Towards a better understanding of the flocculation/flotation mechanism of the marine microalgae Phaeodactylum tricornutum under increased pH using atomic force microscopy

In the context of climate change, the interest for sustainable sources to produce energy is growing. One promising resource for biofuel production is microalgae, but their industrial use is limited by the lack of efficient harvesting techniques. In this study, we use a multi-scale approach to understand the magnesium hydroxide-mediated flocculation/flotation mechanism of Phaeodactylum tricornutum, an effective oil-producer diatom, under high pH. While flotation experiments give a population-scale quantification of the efficiency of flocculation/flotation using magnesium or calcium hydroxide, or at increased pH, AFM allows probing the mechanical properties of the cells at different pH values. Finally we develop an original strategy to functionalize AFM tips with hydroxide particles that we use in multiparametric imaging experiments to understand at the molecular scale the forces driving the adhesion of hydroxide particles to cells.
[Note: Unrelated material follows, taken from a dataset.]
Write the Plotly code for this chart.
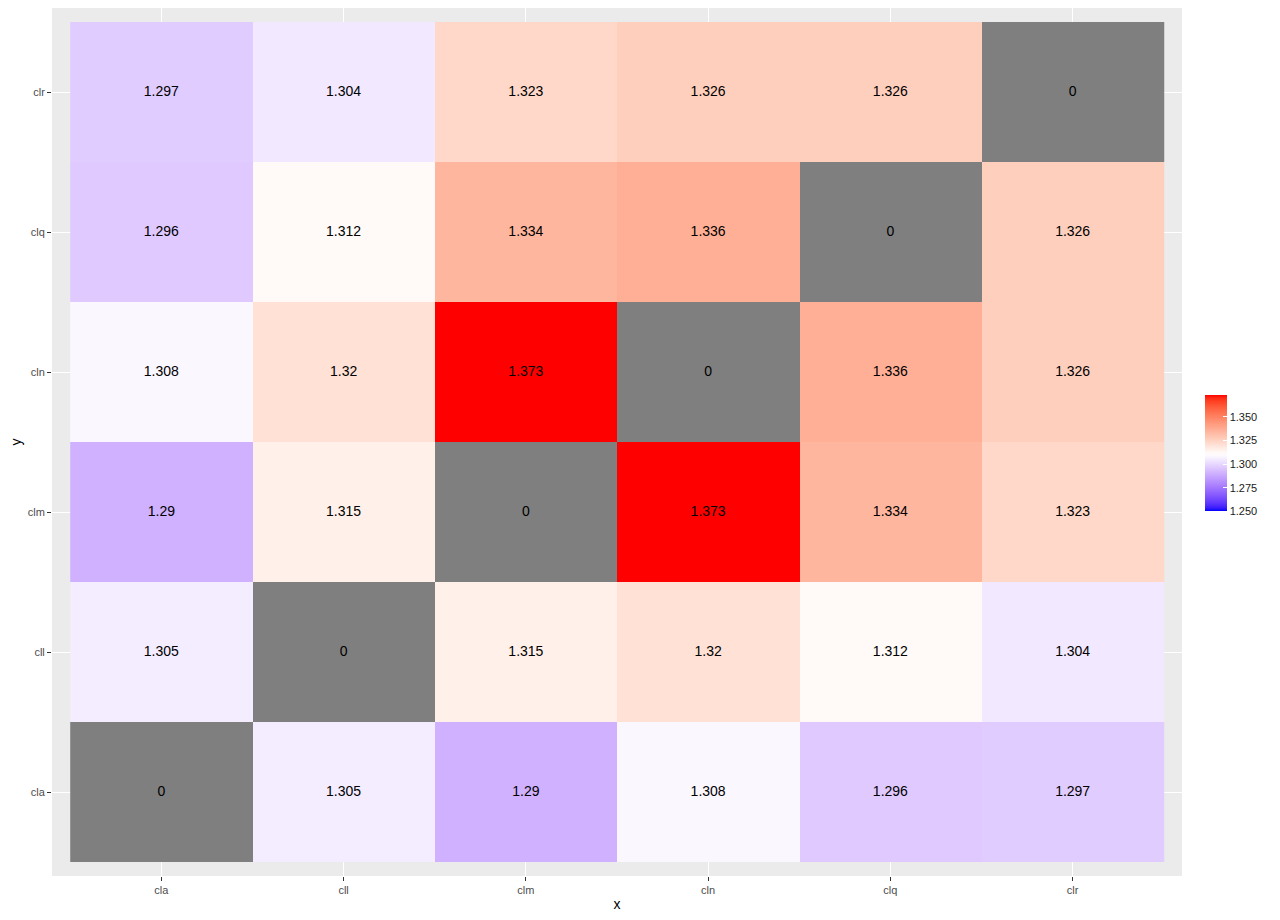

Altogether, our results give a better understanding of the molecular mechanism underlying alkaline flocculation/flotation, paving the way towards the development of low-cost flocculant-free flotation harvesting processes. •Mg(OH)2-mediated flocculation/flotation relies on the cell wall and its interactions.•Increasing the pH modifies the cell wall architecture and increases its rigidity.•The cell wall has a key role in the interaction with bubbles and hydroxide particles.•Charge neutralization is not the only mechanism of Mg(OH)2-mediated flocculation.•Mg(OH)2 capsule formation around cells is essential for successful flocculation.